**OBJECTIVE:**
The lines to extract run from the first line of the material below to the line containing "import plotly.graph_objects as go", both included; leave the pictures behind.

**INFORMATION PROVIDED:**
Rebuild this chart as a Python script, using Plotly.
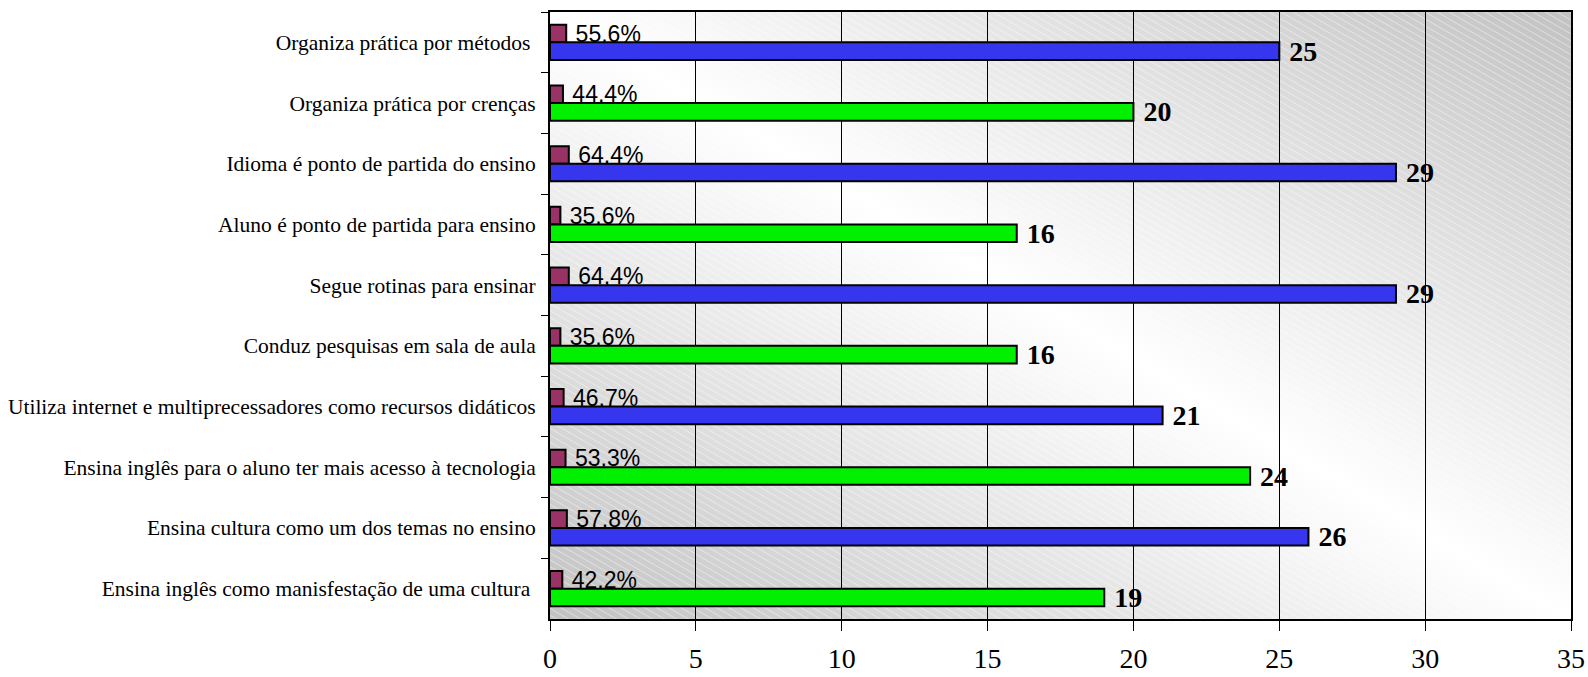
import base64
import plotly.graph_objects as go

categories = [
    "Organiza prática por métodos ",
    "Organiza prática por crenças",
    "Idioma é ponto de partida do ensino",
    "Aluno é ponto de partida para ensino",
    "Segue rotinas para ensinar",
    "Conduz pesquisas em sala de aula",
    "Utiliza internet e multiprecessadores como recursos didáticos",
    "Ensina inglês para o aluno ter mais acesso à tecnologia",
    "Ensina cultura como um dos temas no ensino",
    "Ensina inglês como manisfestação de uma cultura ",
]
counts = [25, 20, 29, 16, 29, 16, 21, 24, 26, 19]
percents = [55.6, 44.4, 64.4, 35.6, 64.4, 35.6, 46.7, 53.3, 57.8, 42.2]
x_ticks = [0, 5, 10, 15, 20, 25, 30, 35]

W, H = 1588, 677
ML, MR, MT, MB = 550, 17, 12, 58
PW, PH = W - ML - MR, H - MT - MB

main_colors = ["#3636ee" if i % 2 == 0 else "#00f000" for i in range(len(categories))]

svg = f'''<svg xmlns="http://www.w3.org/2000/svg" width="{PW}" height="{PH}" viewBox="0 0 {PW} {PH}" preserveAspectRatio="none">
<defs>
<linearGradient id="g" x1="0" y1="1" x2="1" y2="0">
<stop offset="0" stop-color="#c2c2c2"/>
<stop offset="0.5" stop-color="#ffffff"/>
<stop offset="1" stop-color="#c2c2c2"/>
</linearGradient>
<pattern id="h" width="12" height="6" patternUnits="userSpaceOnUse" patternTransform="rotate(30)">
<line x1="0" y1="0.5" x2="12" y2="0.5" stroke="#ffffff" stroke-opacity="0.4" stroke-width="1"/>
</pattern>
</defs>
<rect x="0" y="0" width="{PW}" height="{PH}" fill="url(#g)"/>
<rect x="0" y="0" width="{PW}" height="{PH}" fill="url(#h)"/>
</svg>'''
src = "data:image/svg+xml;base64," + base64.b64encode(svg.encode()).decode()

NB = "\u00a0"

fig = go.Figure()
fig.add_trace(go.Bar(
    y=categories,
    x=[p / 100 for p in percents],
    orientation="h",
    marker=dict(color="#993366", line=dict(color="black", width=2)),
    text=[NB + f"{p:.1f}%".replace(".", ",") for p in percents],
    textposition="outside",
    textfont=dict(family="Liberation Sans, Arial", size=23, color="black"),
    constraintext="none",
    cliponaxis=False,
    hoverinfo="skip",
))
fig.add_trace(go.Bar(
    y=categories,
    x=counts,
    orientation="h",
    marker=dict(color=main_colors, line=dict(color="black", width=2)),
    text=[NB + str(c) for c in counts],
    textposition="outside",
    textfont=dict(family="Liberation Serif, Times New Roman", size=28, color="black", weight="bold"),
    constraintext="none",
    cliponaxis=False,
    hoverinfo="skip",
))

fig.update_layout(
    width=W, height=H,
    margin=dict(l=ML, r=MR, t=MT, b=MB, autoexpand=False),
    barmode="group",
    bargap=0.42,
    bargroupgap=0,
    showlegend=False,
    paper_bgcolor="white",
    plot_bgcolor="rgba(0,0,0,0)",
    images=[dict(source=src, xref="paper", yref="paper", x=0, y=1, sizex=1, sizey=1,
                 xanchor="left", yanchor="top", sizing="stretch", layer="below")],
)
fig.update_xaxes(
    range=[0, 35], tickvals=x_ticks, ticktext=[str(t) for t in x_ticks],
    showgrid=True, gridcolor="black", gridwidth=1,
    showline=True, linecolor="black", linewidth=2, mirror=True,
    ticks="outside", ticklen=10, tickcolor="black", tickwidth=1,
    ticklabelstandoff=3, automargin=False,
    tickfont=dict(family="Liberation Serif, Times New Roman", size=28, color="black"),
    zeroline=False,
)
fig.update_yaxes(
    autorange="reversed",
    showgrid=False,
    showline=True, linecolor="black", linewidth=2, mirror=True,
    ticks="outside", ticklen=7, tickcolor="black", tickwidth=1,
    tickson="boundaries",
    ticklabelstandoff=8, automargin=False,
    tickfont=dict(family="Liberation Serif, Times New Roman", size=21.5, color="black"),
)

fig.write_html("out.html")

**TASK RESULT:**
Rebuild this chart as a Python script, using Plotly.
import base64
import plotly.graph_objects as go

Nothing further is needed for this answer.